A presentation of how to use the CAST for web archiving, in crawling, analysis and packaging of web sites.
The picture above shows an overview of CAST (the blue area). Today we use CAST to collect sites that published on the Internet but our intent is to use CAST also for other types of material.
Collection in CAST is done using the crawl tool Heritrix. Heritrix is designed specifically for preservation of web and is used in the largest online collections around the world. (Read more about Heritrix on the page CAST.)
Heritrix is complicated to use and we have built an interface that facilitates the start of a collection. This was used earlier in the project Test Platform, nowdays we configure each new collection directly in Heritrix because we want to be able to customize collections more fine-grained.
One of the strengths of Heritrix is that it can preserve collected sites in the file format WARC, created for this purpose by the people behind the Internet Archive and IIPC. (Read more about WARC on the page CAST.)
When a collection is completed, after a few hours or days depending on its size, it is managed through a webpage.
For each collection is displayed the date it was made, URL to the site, a description and its name.

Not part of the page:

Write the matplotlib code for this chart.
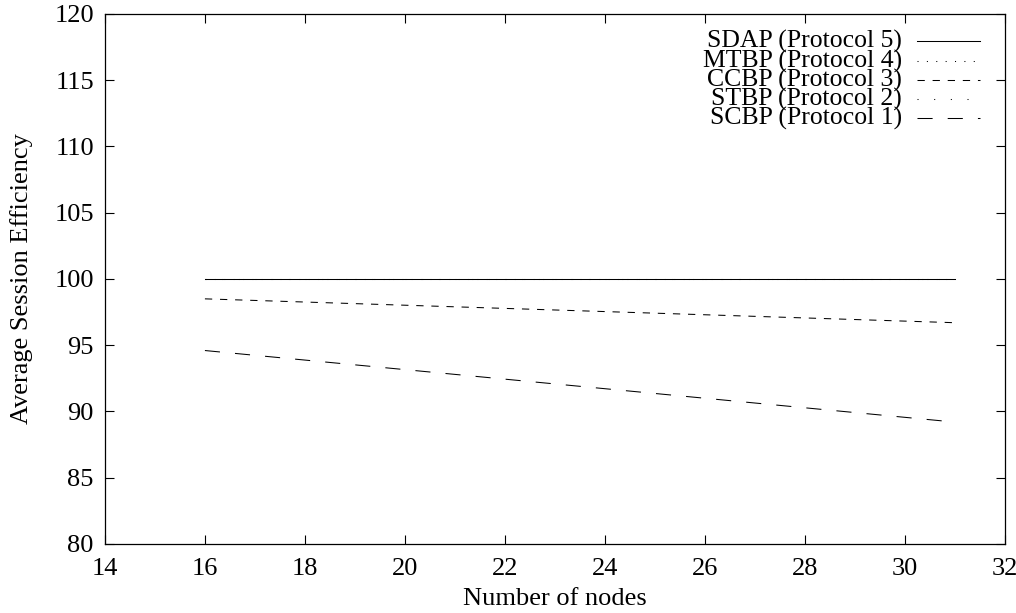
import numpy as np
import matplotlib.pyplot as plt
from matplotlib.lines import Line2D

plt.rcParams['font.family'] = ['Liberation Serif', 'DejaVu Serif']
plt.rcParams['font.size'] = 19

# Data
nodes = [16, 31]
sdap = [100.0, 100.0]
mtbp = [100.0, 100.0]
ccbp = [98.5, 96.7]
stbp = [100.0, 100.0]
scbp = [94.6, 89.2]

labels = ["SDAP (Protocol 5)", "MTBP (Protocol 4)", "CCBP (Protocol 3)",
          "STBP (Protocol 2)", "SCBP (Protocol 1)"]
series = [sdap, mtbp, ccbp, stbp, scbp]
styles = ['-', (0, (1, 8)), (0, (7, 7.5)), (0, (1, 15)), (0, (14.5, 14.5))]

fig = plt.figure(figsize=(10.16, 6.13), dpi=100)
ax = fig.add_axes([0.1033, 0.1126, 0.8855, 0.8646])

for vals, ls in zip(series, styles):
    ax.plot(nodes, vals, color='black', linestyle=ls, linewidth=0.75)

ax.set_xlim(14, 32)
ax.set_ylim(80, 120)
ax.set_xticks(np.arange(14, 33, 2))
ax.set_yticks(np.arange(80, 121, 5))
ax.tick_params(direction='in', length=6.5, width=0.8, top=True, right=True)
ax.tick_params(axis='x', pad=10)
ax.tick_params(axis='y', pad=8)
for s in ax.spines.values():
    s.set_linewidth(0.9)

ax.set_xlabel("Number of nodes", labelpad=6)
ax.set_ylabel("Average Session Efficiency", labelpad=15)

# gnuplot-style key: text right-aligned, sample on the right
row_y = [41, 61, 80, 99, 118]
for lab, ls, py in zip(labels, styles, row_y):
    yf = 1 - (py - 14) / 530
    ax.text((902 - 105) / 900, yf, lab, transform=ax.transAxes,
            ha='right', va='center', fontsize=18.5)
    ax.add_line(Line2D([(917 - 105) / 900, (980 - 105) / 900], [yf, yf],
                       transform=ax.transAxes, color='black',
                       linestyle=ls, linewidth=0.75))

fig.savefig("out.png", dpi=100)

The columns to the right gives three options:
View website ("Visa") shows the collected web using the software Wayback Machine, installed on our own server. The user chooses a date from a table displaying all occations this particular site was crawled by us.
Wayback viewes the WARC files in the same way as when they were published on the internet, ie you can click through menus and links and everything looks as it did on the actual website.
What does not work is search boxes and dynamic pages with content depending on a choice made by the user. External links can be seen but are not clickable.
The address bar shows that this is a downloaded site on our server at the LDP center. There is also information about the date and time when the collection was made. (More information on the Wayback Machine on the page CAST.)
In the picture above, we have chosen the second option from the table, View analysis ("Visa analys").
Above the table is an ID for the package that contains all the files downloaded, the date of collection and the domain in beeing crawled. The total number of files collected on this analysis was 22,862.
The two tables presents the files in MIME format and version, what types of files existed at the time of collection, how many files from each type, and three references to each file:
Outside the picture is more information: one table with files not reliably identified, one listing all http status codes (eg 404, file not found) and one with results from virus control, all with links to every file and its references.
All this is summarized by us to a analysis report with the aim to be used for creating better archive packages but also to make the published site better for users today and easier for future preservation.
CAST was developed to create metadata files and automatically fill them with data from the tools used, and finally verify them against schemas. The purpose of these functions are primarily to facilitate for the authorities as metadata structures has been built in collaboration with the Swedish National Archives. Another major advantage is that the error rate decreases.
Some of the metadata needed can not be downloaded automatically but must be filled in manually by the user. For this we have created a form where the user enters information about the organization, registration number, etc. The form on the picture is for creation of National Archives ADDML files.
We offer to develop customized forms according to other organizations needs.
Finally, CAST creates an information package of the collected web site files including log files and report files from the tools. At this stage the user can choose which metadata files to be included in the package, even if some are mandatory to our tool.
The customer receives an information packet in the form of a TAR file. The package includes the collection (of one or more WARC files, depending on size), metadata files (ADDML, PREMIS, METS and File info, all in XML) and a number of reports and log files from crawling tool, including check sums.
Finally, we deliver the TAR file and the analysis report in digitally as agreed, for example, with FTP, or on storage media.